Abstract

This essay proposes to read Giorgione's Tempesta– including the pentimento– in terms of Virgil's first and fourth eclogues, which were widely read in Venice in the period of Giorgione. The landscape, as well as structural elements in the painting, is traced back to the first eclogue. The lower part of the painting depicts a pastoral idyll; the upper part, the threats posed to it by the city and unbridled natural forces. The male figure in the picture is identified as a Virgilian poet‐shepherd who, as in the fourth eclogue, has a vision of a virgin whose progeny will bring the golden age.
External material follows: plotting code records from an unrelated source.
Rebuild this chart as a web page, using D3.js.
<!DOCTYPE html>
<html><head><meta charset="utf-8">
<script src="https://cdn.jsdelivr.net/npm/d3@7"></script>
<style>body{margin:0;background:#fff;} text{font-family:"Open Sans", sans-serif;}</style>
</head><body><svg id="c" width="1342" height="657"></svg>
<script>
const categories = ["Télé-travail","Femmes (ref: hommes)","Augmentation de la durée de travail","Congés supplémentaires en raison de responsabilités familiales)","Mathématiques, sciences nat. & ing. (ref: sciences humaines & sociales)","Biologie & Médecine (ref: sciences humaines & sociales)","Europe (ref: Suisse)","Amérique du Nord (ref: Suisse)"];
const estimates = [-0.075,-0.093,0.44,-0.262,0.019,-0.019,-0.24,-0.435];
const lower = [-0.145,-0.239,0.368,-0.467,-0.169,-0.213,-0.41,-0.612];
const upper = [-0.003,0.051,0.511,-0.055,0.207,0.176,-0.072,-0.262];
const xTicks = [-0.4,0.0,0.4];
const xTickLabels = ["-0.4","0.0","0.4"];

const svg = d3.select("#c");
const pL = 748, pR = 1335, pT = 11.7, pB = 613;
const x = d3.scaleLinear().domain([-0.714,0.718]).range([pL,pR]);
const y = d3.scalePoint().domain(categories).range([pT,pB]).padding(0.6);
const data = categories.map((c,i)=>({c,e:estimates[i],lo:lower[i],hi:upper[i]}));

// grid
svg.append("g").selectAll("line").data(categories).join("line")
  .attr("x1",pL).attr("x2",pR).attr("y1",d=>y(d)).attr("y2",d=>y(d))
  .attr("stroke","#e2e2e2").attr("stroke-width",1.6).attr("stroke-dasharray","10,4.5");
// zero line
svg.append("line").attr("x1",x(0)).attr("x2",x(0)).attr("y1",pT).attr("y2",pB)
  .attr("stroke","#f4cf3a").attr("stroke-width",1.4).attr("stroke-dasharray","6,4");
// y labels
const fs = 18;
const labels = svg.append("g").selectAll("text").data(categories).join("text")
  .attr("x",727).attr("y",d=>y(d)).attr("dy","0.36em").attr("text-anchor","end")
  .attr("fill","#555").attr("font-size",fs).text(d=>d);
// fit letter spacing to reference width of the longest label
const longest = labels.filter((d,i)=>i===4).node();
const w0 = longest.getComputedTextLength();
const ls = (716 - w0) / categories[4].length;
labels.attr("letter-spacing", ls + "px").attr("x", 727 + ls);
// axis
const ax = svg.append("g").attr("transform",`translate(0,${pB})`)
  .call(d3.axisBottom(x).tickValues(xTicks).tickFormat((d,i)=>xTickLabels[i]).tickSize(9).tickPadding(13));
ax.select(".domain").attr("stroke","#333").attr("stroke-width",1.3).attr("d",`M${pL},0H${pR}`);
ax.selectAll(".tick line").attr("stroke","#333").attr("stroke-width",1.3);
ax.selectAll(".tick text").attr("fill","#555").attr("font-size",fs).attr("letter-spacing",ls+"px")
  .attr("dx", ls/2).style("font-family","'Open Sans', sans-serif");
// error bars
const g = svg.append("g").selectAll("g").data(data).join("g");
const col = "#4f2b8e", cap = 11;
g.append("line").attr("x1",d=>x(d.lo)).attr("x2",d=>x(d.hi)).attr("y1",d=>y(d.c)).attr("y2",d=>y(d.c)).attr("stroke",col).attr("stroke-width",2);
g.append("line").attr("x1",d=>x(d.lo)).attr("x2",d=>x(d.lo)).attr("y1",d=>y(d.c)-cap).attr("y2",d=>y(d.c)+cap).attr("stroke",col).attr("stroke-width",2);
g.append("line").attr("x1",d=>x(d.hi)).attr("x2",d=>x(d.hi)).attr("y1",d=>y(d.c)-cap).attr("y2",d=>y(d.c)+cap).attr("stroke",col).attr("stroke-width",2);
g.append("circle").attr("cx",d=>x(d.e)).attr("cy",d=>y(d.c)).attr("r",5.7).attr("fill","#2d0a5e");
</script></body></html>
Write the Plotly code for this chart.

Like the fourth eclogue, Giorgione's painting conflates the pastoral genre with the golden‐age myth. The relationship between the poet‐shepherd and his vision recalls Renaissance paintings in which human beings have a vision of the Virgin Mary. In addition, Renaissance renderings of the image of the Madonna of Humility are deconstructed and transformed in the painting. Giorgione's figures and setting are no longer reliably identifiable as Christian, yet they bear the imprint of the Christian repertoire. Thus, the traces on the right‐hand building are recognized to be an emblem of Jerusalem. Like Virgil's fourth eclogue, which has been read as a prophesy of the birth of Christ, Giorgione's Tempesta also allows for intertwined pagan and Christian interpretations.